### Exercise
Only the lines from the start of the data through the line containing "(ps) at (1145,29)" should be written out, exactly as they are, with both ends included and the pictures left out.

### Records supplied
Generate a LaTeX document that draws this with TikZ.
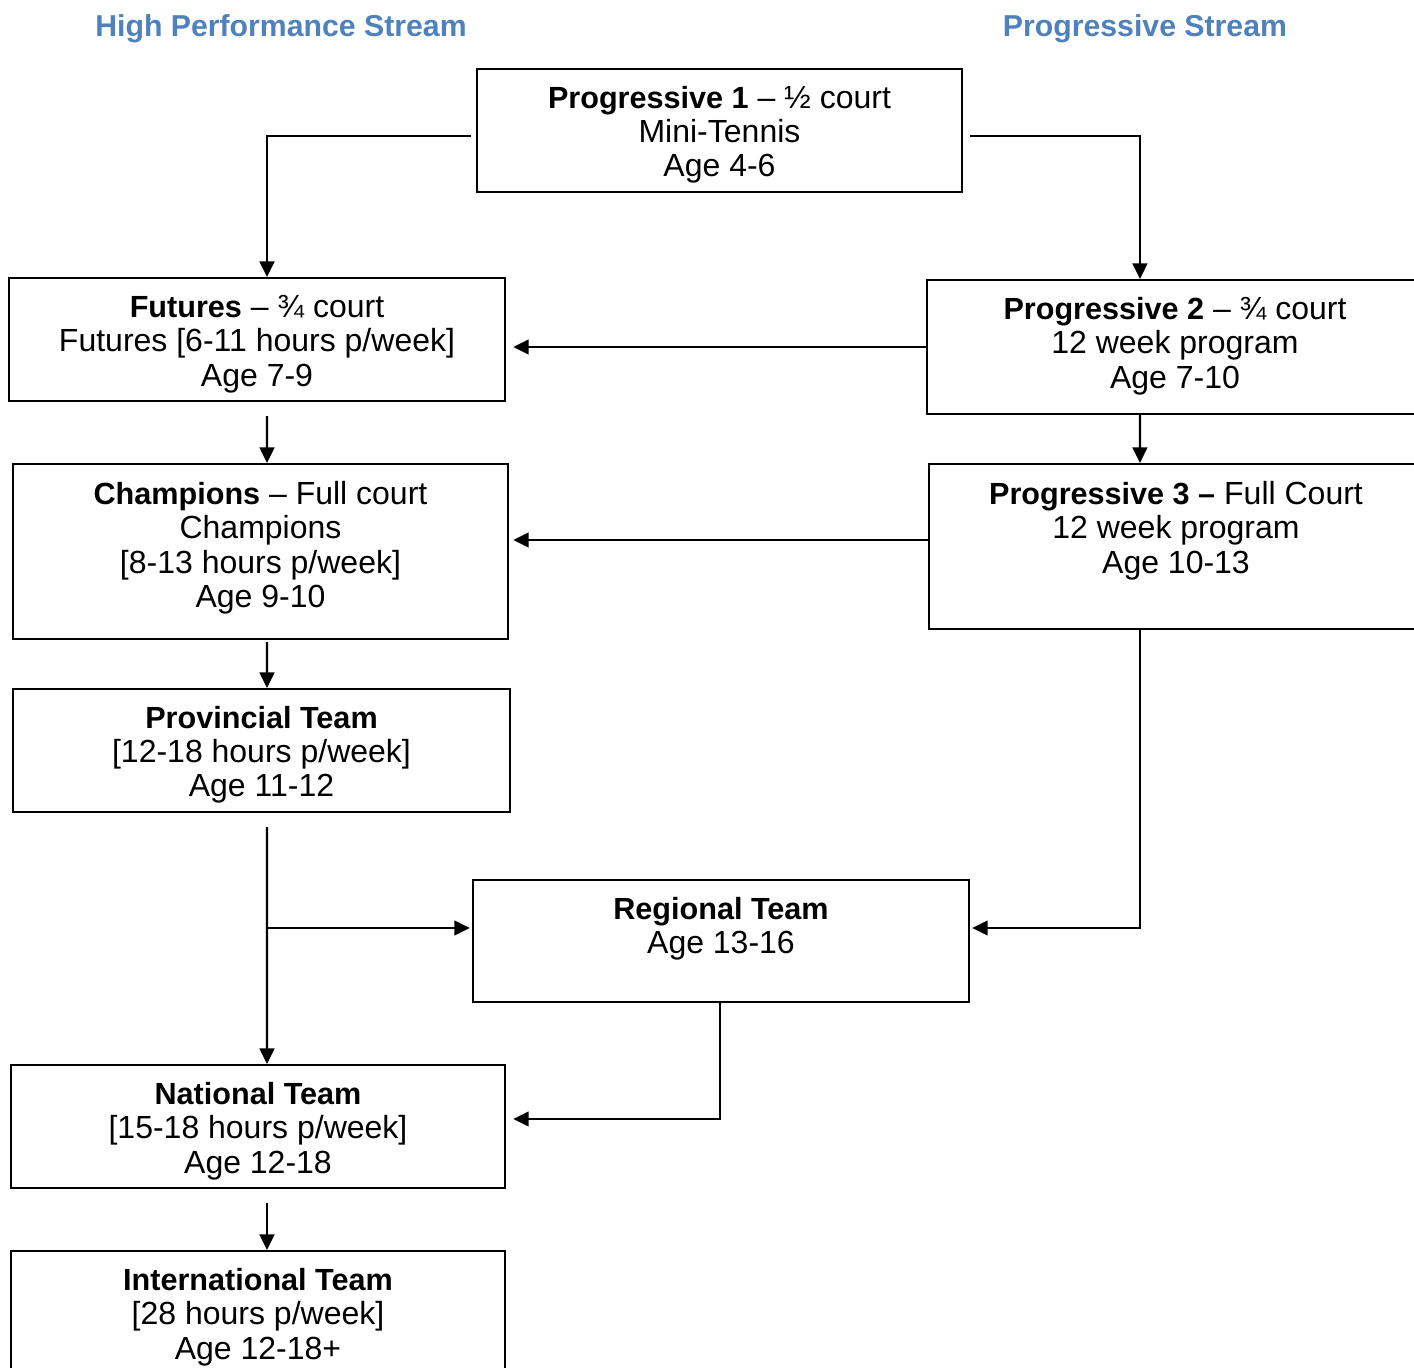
\documentclass[tikz,border=0pt]{standalone}
\usepackage{fontspec}
\setmainfont{Liberation Sans}
\usetikzlibrary{arrows.meta,calc}
\definecolor{streamblue}{RGB}{79,129,189}
\newcommand{\lvl}[1]{{\fontsize{8.7}{9.7}\selectfont\bfseries #1}}

\tikzset{
  box/.style={draw=black, line width=0.6pt, inner sep=0pt},
  txt/.style={anchor=north, inner sep=0pt, align=center, font=\fontsize{9.1}{9.7}\selectfont},
  head/.style={text=streamblue, font=\fontsize{8.6}{10}\selectfont\bfseries},
  arr/.style={line width=0.6pt, ->},
}

\begin{document}
\begin{tikzpicture}[x=0.01cm, y=-0.01cm, >={Triangle[length=4.4pt,width=4.2pt]}]
\useasboundingbox (0,0) rectangle (1414,1368);

% stream titles
\node[head] (hp) at (281,29) {High Performance Stream};
\node[head] (ps) at (1145,29) {Progressive Stream};

% boxes
\node[box, minimum width=4.85cm, minimum height=1.23cm] (p1) at (719.5,130.5) {};
\node[txt] at ([yshift=-0.18cm]p1.north) {\lvl{Progressive 1} -- ½ court\\Mini-Tennis\\Age 4-6};

\node[box, minimum width=4.96cm, minimum height=1.23cm] (fut) at (257,339.5) {};
\node[txt] at ([yshift=-0.18cm]fut.north) {\lvl{Futures} -- ¾ court\\Futures [6-11 hours p/week]\\Age 7-9};

\node[box, minimum width=5.0cm, minimum height=1.34cm] (p2) at (1177,347) {};
\node[txt] at ([xshift=-0.02cm,yshift=-0.18cm]p2.north) {\lvl{Progressive 2} -- ¾ court\\12 week program\\Age 7-10};

\node[box, minimum width=4.95cm, minimum height=1.75cm] (cha) at (260.5,551.5) {};
\node[txt] at ([yshift=-0.18cm]cha.north) {\lvl{Champions} -- Full court\\Champions\\{}[8-13 hours p/week]\\Age 9-10};

\node[box, minimum width=5.0cm, minimum height=1.65cm] (p3) at (1179,546.5) {};
\node[txt] at ([xshift=-0.03cm,yshift=-0.18cm]p3.north) {\lvl{Progressive 3 --} Full Court\\12 week program\\Age 10-13};

\node[box, minimum width=4.97cm, minimum height=1.23cm] (pro) at (261.5,750.5) {};
\node[txt] at ([yshift=-0.18cm]pro.north) {\lvl{Provincial Team}\\{}[12-18 hours p/week]\\Age 11-12};

\node[box, minimum width=4.96cm, minimum height=1.22cm] (reg) at (721,941) {};
\node[txt] at ([yshift=-0.18cm]reg.north) {\lvl{Regional Team}\\Age 13-16};

\node[box, minimum width=4.94cm, minimum height=1.23cm] (nat) at (258,1126.5) {};
\node[txt] at ([yshift=-0.18cm]nat.north) {\lvl{National Team}\\{}[15-18 hours p/week]\\Age 12-18};

\node[box, minimum width=4.94cm, minimum height=1.23cm] (int) at (258,1312.5) {};
\node[txt] at ([yshift=-0.18cm]int.north) {\lvl{International Team}\\{}[28 hours p/week]\\Age 12-18+};

% connectors
\draw[arr] ([xshift=-0.05cm,yshift=-0.055cm]p1.west) -| ([xshift=0.1cm]fut.north);
\draw[arr] ([xshift=0.07cm,yshift=-0.055cm]p1.east) -| ([xshift=-0.37cm]p2.north);
\draw[arr] (p2.west) -- ([xshift=0.07cm]p2.west -| fut.east);
\draw[arr] ([xshift=0.1cm,yshift=-0.14cm]fut.south) -- ([xshift=0.065cm]cha.north);
\draw[arr] ([xshift=-0.37cm]p2.south) -- ([xshift=-0.39cm]p3.north);
\draw[arr] ([yshift=0.065cm]p3.west) -- ([xshift=0.04cm,yshift=0.065cm]p3.west -| cha.east);
\draw[arr] ([xshift=0.065cm,yshift=-0.02cm]cha.south) -- ([xshift=0.055cm]pro.north);
\draw[arr] ([xshift=-0.39cm]p3.south) |- ([xshift=0.02cm,yshift=0.13cm]reg.east);
\draw[arr] ([xshift=0.055cm,yshift=-0.14cm]pro.south) -- ([xshift=0.09cm]nat.north);
\draw[arr] ([xshift=0.055cm,yshift=0.13cm]pro.south |- reg.west) -- ([xshift=-0.02cm,yshift=0.13cm]reg.west);
\draw[arr] ([xshift=-0.01cm]reg.south) |- ([xshift=0.07cm,yshift=0.075cm]nat.east);
\draw[arr] ([xshift=0.09cm,yshift=-0.14cm]nat.south) -- ([xshift=0.09cm]int.north);

\end{tikzpicture}
\end{document}
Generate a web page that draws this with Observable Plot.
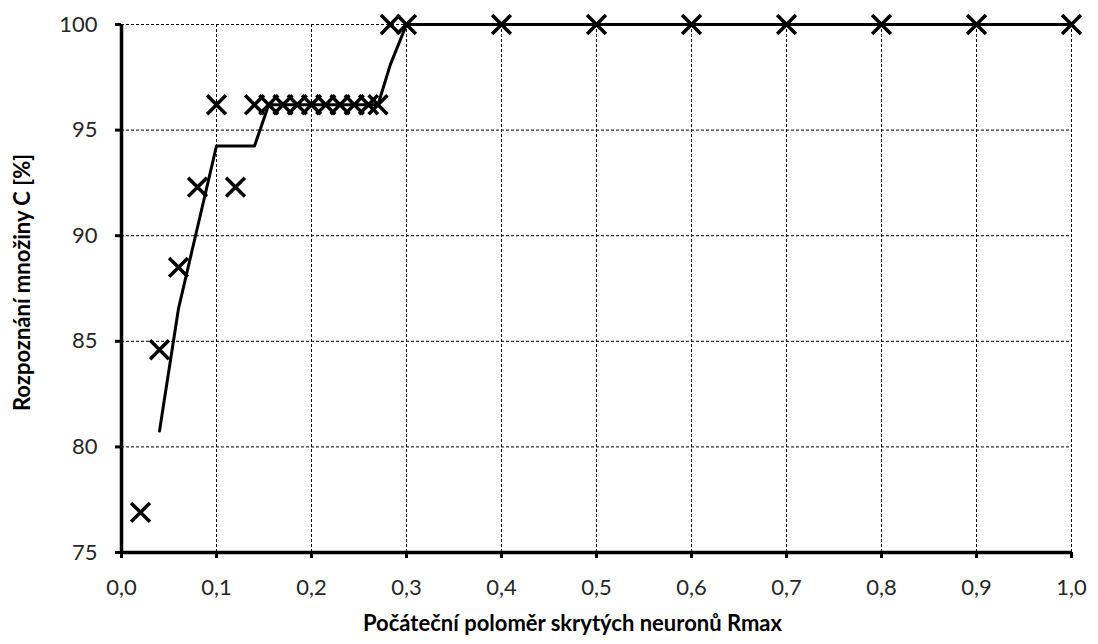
<!DOCTYPE html>
<html>
<head>
<meta charset="utf-8">
<script src="https://cdn.jsdelivr.net/npm/d3@7"></script>
<script src="https://cdn.jsdelivr.net/npm/@observablehq/plot@0.6"></script>
<style>
  html, body { margin: 0; padding: 0; background: #fff; }
</style>
</head>
<body>
<div id="chart"></div>
<script>
// Data
const rmax = [0.02, 0.04, 0.06, 0.08, 0.10, 0.12, 0.14, 0.155, 0.17, 0.185, 0.20, 0.215, 0.23, 0.245, 0.26, 0.27, 0.283, 0.30, 0.4, 0.5, 0.6, 0.7, 0.8, 0.9, 1.0];
const recog = [76.9, 84.6, 88.5, 92.3, 96.2, 92.3, 96.2, 96.2, 96.2, 96.2, 96.2, 96.2, 96.2, 96.2, 96.2, 96.2, 100, 100, 100, 100, 100, 100, 100, 100, 100];
const xTicks = [0, 0.1, 0.2, 0.3, 0.4, 0.5, 0.6, 0.7, 0.8, 0.9, 1.0];
const yTicks = [75, 80, 85, 90, 95, 100];
const xTitle = "Počáteční poloměr skrytých neuronů Rmax";
const yTitle = "Rozpoznání množiny C [%]";

const data = rmax.map((x, i) => ({x, y: recog[i]}));
const fmt = d => d.toFixed(1).replace(".", ",");
const dash = "3,2";

const chart = Plot.plot({
  width: 1098,
  height: 644,
  marginLeft: 121,
  marginRight: 27,
  marginTop: 24,
  marginBottom: 92,
  style: {fontFamily: "Lato, 'Open Sans', sans-serif", fontSize: "22px", color: "#262626", background: "#fff"},
  x: {domain: [0, 1]},
  y: {domain: [75, 100]},
  marks: [
    Plot.ruleX(xTicks.filter(d => d > 0), {stroke: "#000", strokeWidth: 1, strokeDasharray: dash}),
    Plot.ruleY(yTicks.filter(d => d > 75), {stroke: "#000", strokeWidth: 1, strokeDasharray: dash}),
    Plot.axisX({ticks: xTicks, tickFormat: fmt, tickSize: 6, tickPadding: 21, strokeWidth: 3, label: null, stroke: "#000"}),
    Plot.axisY({ticks: yTicks, tickSize: 6, tickPadding: 18, strokeWidth: 3, label: null, stroke: "#000"}),
    Plot.ruleY([75], {stroke: "#000", strokeWidth: 3.5}),
    Plot.ruleX([0], {stroke: "#000", strokeWidth: 3.5}),
    Plot.line(data, Plot.windowY({k: 2, anchor: "end", strict: true}, {x: "x", y: "y", stroke: "#000", strokeWidth: 3})),
    Plot.dot(data, {x: "x", y: "y", symbol: "times", r: 8.6, stroke: "#000", strokeWidth: 3.5}),
    Plot.text([xTitle], {frameAnchor: "bottom", dy: 78, dx: -24, fontWeight: "bold", fontSize: 22, fill: "#000"}),
    Plot.text([yTitle], {frameAnchor: "left", textAnchor: "middle", dx: -99, dy: -6, rotate: -90, fontWeight: "bold", fontSize: 22, fill: "#000"})
  ]
});
document.getElementById("chart").appendChild(chart);
</script>
</body>
</html>
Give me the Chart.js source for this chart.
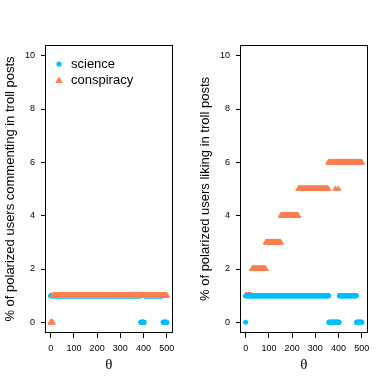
<!DOCTYPE html>
<html>
<head>
<meta charset="utf-8">
<script src="https://cdn.jsdelivr.net/npm/chart.js@4"></script>
<style>
html, body { margin: 0; padding: 0; background: #fff; }
#wrap { display: flex; width: 390px; height: 390px; }
.panel { width: 195px; height: 390px; }
</style>
</head>
<body>
<div id="wrap">
  <div class="panel"><canvas id="commentChart" width="195" height="390"></canvas></div>
  <div class="panel"><canvas id="likeChart" width="195" height="390"></canvas></div>
</div>
<script>
// theta runs from 0 to 500; each series is stored as runs: [first theta, value]
const thetaMax = 500;
const xTicks = [0, 100, 200, 300, 400, 500];
const yTicks = [0, 2, 4, 6, 8, 10];

const commentScience = [[0, 1], [388, 0], [403, 1], [484, 0]];
const commentConspiracy = [[0, 0], [9, 1]];
const likeScience = [[0, 0], [1, 1], [358, 0], [403, 1], [477, 0]];
const likeConspiracy = [[0, 1], [28, 2], [87, 3], [152, 4], [227, 5], [356, 6],
  [386, 5], [387, 6], [399, 5], [400, 6]];

const seriesNames = ['science', 'conspiracy'];
const blue = '#00BFFF';
const orange = '#FF7F50';
const font = 'Liberation Sans, Arial, sans-serif';

function expandRuns(runs) {
  const pts = [];
  for (let i = 0; i < runs.length; i++) {
    const end = i + 1 < runs.length ? runs[i + 1][0] - 1 : thetaMax;
    for (let t = runs[i][0]; t <= end; t++) pts.push({ x: t, y: runs[i][1] });
  }
  return pts;
}

const framePlugin = {
  id: 'frame',
  afterDraw(chart) {
    const a = chart.chartArea;
    const ctx = chart.ctx;
    ctx.save();
    ctx.strokeStyle = '#000';
    ctx.lineWidth = 1;
    ctx.strokeRect(Math.round(a.left) - 0.5, Math.round(a.top) + 0.5,
      Math.round(a.right - a.left) + 1, Math.round(a.bottom - a.top) - 1);
    ctx.restore();
  }
};

const legendPlugin = {
  id: 'rlegend',
  afterDraw(chart) {
    const ctx = chart.ctx;
    ctx.save();
    ctx.fillStyle = blue;
    ctx.beginPath();
    ctx.arc(59, 64, 2.6, 0, Math.PI * 2);
    ctx.fill();
    ctx.fillStyle = orange;
    ctx.beginPath();
    ctx.moveTo(59, 76.5);
    ctx.lineTo(62.8, 83);
    ctx.lineTo(55.2, 83);
    ctx.closePath();
    ctx.fill();
    ctx.fillStyle = '#000';
    ctx.font = '13px ' + font;
    ctx.textBaseline = 'middle';
    ctx.fillText(seriesNames[0], 71, 64);
    ctx.fillText(seriesNames[1], 71, 80);
    ctx.restore();
  }
};

function makeChart(id, sci, con, title, scienceOnTop, withLegend) {
  const ctx = document.getElementById(id).getContext('2d');
  return new Chart(ctx, {
    type: 'scatter',
    data: {
      datasets: [{
        label: seriesNames[0],
        data: expandRuns(sci),
        backgroundColor: blue,
        borderWidth: 0,
        pointRadius: 2.5,
        pointStyle: 'circle',
        order: scienceOnTop ? 0 : 1
      }, {
        label: seriesNames[1],
        data: expandRuns(con),
        backgroundColor: orange,
        borderWidth: 0,
        pointRadius: 3.7,
        pointStyle: 'triangle',
        order: scienceOnTop ? 1 : 0
      }]
    },
    options: {
      responsive: false,
      animation: false,
      events: [],
      layout: { padding: { top: 45, right: 23.5, bottom: 0, left: 0 } },
      plugins: { legend: { display: false }, tooltip: { enabled: false } },
      scales: {
        x: {
          type: 'linear',
          min: -20,
          max: 520,
          afterFit(scale) { scale.height = 57; },
          afterBuildTicks(scale) { scale.ticks = xTicks.map(v => ({ value: v })); },
          border: { display: false },
          grid: { drawOnChartArea: false, drawTicks: true, tickLength: 5, color: '#000' },
          ticks: { color: '#000', font: { family: font, size: 9 }, padding: 5, maxRotation: 0 },
          title: { display: true, text: 'θ', color: '#000',
            font: { family: 'Liberation Serif, serif', size: 15 }, padding: { bottom: 16 } }
        },
        y: {
          type: 'linear',
          min: -0.4,
          max: 10.4,
          afterFit(scale) { scale.width = 46; },
          afterBuildTicks(scale) { scale.ticks = yTicks.map(v => ({ value: v })); },
          border: { display: false },
          grid: { drawOnChartArea: false, drawTicks: true, tickLength: 5, color: '#000' },
          ticks: { color: '#000', font: { family: font, size: 9 }, padding: 6 },
          title: { display: true, text: title, color: '#000',
            font: { family: font, size: 13 }, padding: { top: 3 } }
        }
      }
    },
    plugins: withLegend ? [framePlugin, legendPlugin] : [framePlugin]
  });
}

makeChart('commentChart', commentScience, commentConspiracy,
  '% of polarized users commenting in troll posts', false, true);
makeChart('likeChart', likeScience, likeConspiracy,
  '% of polarized users liking in troll posts', true, false);
</script>
</body>
</html>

### Problem solution
Generate a LaTeX document that draws this with TikZ.
\documentclass[tikz,border=0pt]{standalone}
\usepackage{fontspec}
\setmainfont{Liberation Sans}
\usetikzlibrary{arrows.meta,calc}
\definecolor{streamblue}{RGB}{79,129,189}
\newcommand{\lvl}[1]{{\fontsize{8.7}{9.7}\selectfont\bfseries #1}}

\tikzset{
  box/.style={draw=black, line width=0.6pt, inner sep=0pt},
  txt/.style={anchor=north, inner sep=0pt, align=center, font=\fontsize{9.1}{9.7}\selectfont},
  head/.style={text=streamblue, font=\fontsize{8.6}{10}\selectfont\bfseries},
  arr/.style={line width=0.6pt, ->},
}

\begin{document}
\begin{tikzpicture}[x=0.01cm, y=-0.01cm, >={Triangle[length=4.4pt,width=4.2pt]}]
\useasboundingbox (0,0) rectangle (1414,1368);

% stream titles
\node[head] (hp) at (281,29) {High Performance Stream};
\node[head] (ps) at (1145,29) {Progressive Stream};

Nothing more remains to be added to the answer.